Iodine likely isn’t one of the first essential nutrients that comes to mind, but our bodies couldn’t function without it. It regulates thyroid function, which impacts body temperature, metabolism, growth, red blood cell production, muscle function, and more.
Iodine deficiency was a common problem in what was once called the “goiter belt” in the United States. This area included the Upper Midwest and Great Lakes states where iodine is deficient in the soil and plants. Iodine deficiency in adults leads to a condition called “goiter”, in which the thyroid gland swells to a noticeably large size. Significant iodine deficiency during pregnancy and childhood has more severe consequences for the child, leading to severe and irreversible stunting of mental and physical development.
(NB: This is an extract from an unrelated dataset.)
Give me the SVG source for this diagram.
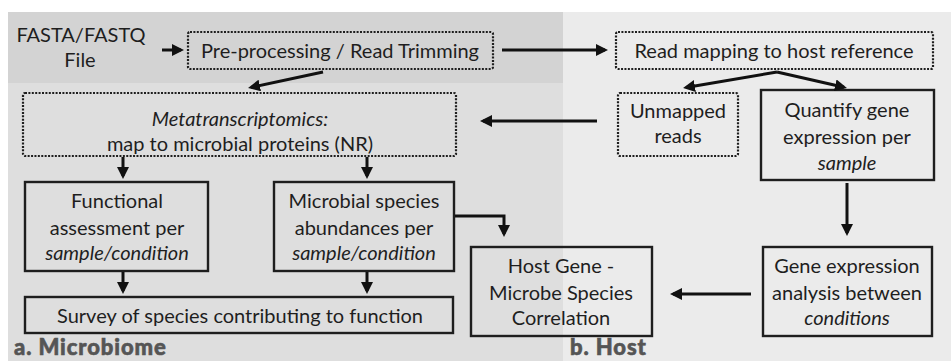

One of the great victories of nutrition in public health was the widespread iodization of salt. This movement began in the United States and Switzerland in the early 1920’s after physicians discovered the impact of goiter symptoms disqualifying young men from serving in the military during World War I. Although it took a few decades to become common practice, over 90% of homes in the United States now use iodized salt. With that change, the prevalence of goiter has fallen dramatically in the population. Other countries have added iodine to bread and drinking water as well, although it should be noted that excess intake of iodine can also negatively affect thyroid function.
Iodized salt is now the main source of iodine in the American diet, although it can also be obtained naturally from plant foods grown in iodine-rich soil as well as seafood from the ocean. Seaweed is a particularly rich source of iodine, as most of the iodine in the world is found in the oceans.
If you’re a fan of the trendy Himalayan pink salts and other “natural” salts, you may want to avoid making it your primary salt of choice; they are far lower in iodine than standard iodized salts.
So if you’ve ever wondered what the purpose of iodized salt is…now you know!